Bias constant. The bias_constant_in_kjpermol controls how strongly the MD simulation is steered toward the gradient direction. A single float applies a constant force; a two-element list [start, end] applies a linear schedule from start to end over all n_steps iterations. This parameter typically requires tuning for each system. Values that are too large cause the simulation to explode; values that are too small produce no structural change.

Warm-starting. The path_to_initial_state accepts an OpenMM state XML file (e.g., saved from a previous run or a pre-equilibrated simulation) and can improve convergence by starting from a well-equilibrated configuration.

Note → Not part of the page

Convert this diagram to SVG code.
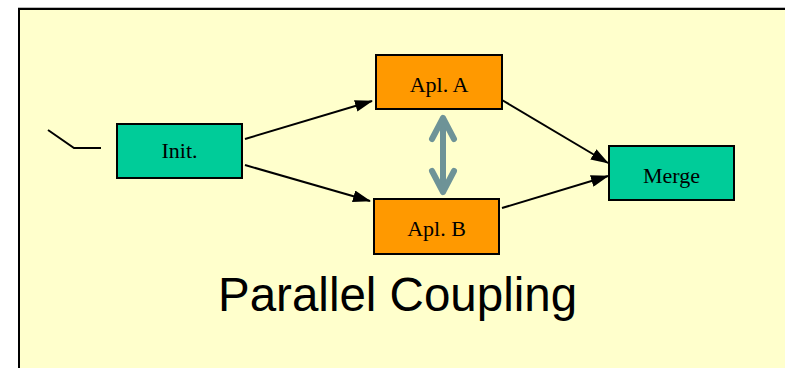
<svg xmlns="http://www.w3.org/2000/svg" width="785" height="368" viewBox="0 0 785 368">
  <style>
    .node { stroke: #000; stroke-width: 2; }
    .green { fill: #00CC99; }
    .orange { fill: #FF9900; }
    .label { font-family: "Liberation Serif", "Times New Roman", serif; font-size: 22px; fill: #000; text-anchor: middle; }
    .edge { stroke: #000; stroke-width: 2; fill: none; }
    .title { font-family: "Liberation Sans", Arial, sans-serif; font-size: 47.5px; fill: #000; }
  </style>
  <defs>
    <marker id="arrow" viewBox="0 0 18 12" refX="17" refY="6" markerWidth="18" markerHeight="12" markerUnits="userSpaceOnUse" orient="auto">
      <path d="M0,0 L18,6 L0,12 Z" fill="#000"/>
    </marker>
  </defs>

  <rect x="0" y="0" width="785" height="368" fill="#FFFFFF"/>
  <line x1="18" y1="7.5" x2="785" y2="7.5" stroke="#BBBBBB" stroke-width="1"/>
  <rect x="19" y="9" width="780" height="370" fill="#FFFFCC" stroke="#000" stroke-width="2"/>

  <g id="connectors">
    <polyline class="edge" points="48,130 74,148 101,148"/>
    <line class="edge" x1="245" y1="139" x2="372" y2="101" marker-end="url(#arrow)"/>
    <line class="edge" x1="245" y1="165" x2="370" y2="201" marker-end="url(#arrow)"/>
    <line class="edge" x1="502" y1="100" x2="608" y2="163" marker-end="url(#arrow)"/>
    <line class="edge" x1="502" y1="208" x2="608" y2="176" marker-end="url(#arrow)"/>
    <g id="coupling" stroke="#6E9397" stroke-width="6" fill="none" stroke-linecap="round" stroke-linejoin="round">
      <line x1="443" y1="119" x2="443" y2="191"/>
      <polyline points="432,139 443,118 454,139"/>
      <polyline points="432,171 443,192 454,171"/>
    </g>
  </g>

  <g id="init">
    <rect class="node green" x="117" y="124" width="125" height="54"/>
    <text class="label" x="179.5" y="158">Init.</text>
  </g>
  <g id="aplA">
    <rect class="node orange" x="376" y="55" width="126" height="54"/>
    <text class="label" x="439" y="92">Apl. A</text>
  </g>
  <g id="aplB">
    <rect class="node orange" x="374" y="199" width="125" height="55"/>
    <text class="label" x="436.5" y="236">Apl. B</text>
  </g>
  <g id="merge">
    <rect class="node green" x="609" y="146" width="125" height="54"/>
    <text class="label" x="671.5" y="183">Merge</text>
  </g>

  <text class="title" x="218" y="311">Parallel Coupling</text>
</svg>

MD simulation parameters. The optional md_params block lets you override any of the underlying OpenMM simulation parameters directly from the YAML config. All fields are optional and fall back to built-in defaults when omitted. The nonbonded_method field accepts string aliases: CutoffNonPeriodic (default, for implicit/vacuum simulations), PME or Ewald (explicit solvent with a periodic box), CutoffPeriodic (periodic box with a simple cutoff), LJPME (PME for both electrostatics and Lennard-Jones), and NoCutoff (no cutoff; very small systems only). The constraints field accepts HBonds (default, compatible with a 2 fs timestep), AllBonds, HAngles (allows ~4 fs timesteps), or null to disable constraints. Numeric fields use explicit unit suffixes: _nm for nanometers, _K for Kelvin, _per_ps for ps⁻¹, and _ps for picoseconds. The platform and platform_properties fields are set at the top level of projector_params and do not belong inside md_params.

Outputs¶

final_walker.npy: final refined atomic positions as a NumPy array.
states_proj/state_*: OpenMM state files saved at each iteration. Useful for restarting or inspecting the MD trajectory.
A log file named by the date the run was started.
A copy of the input config YAML written to the output directory.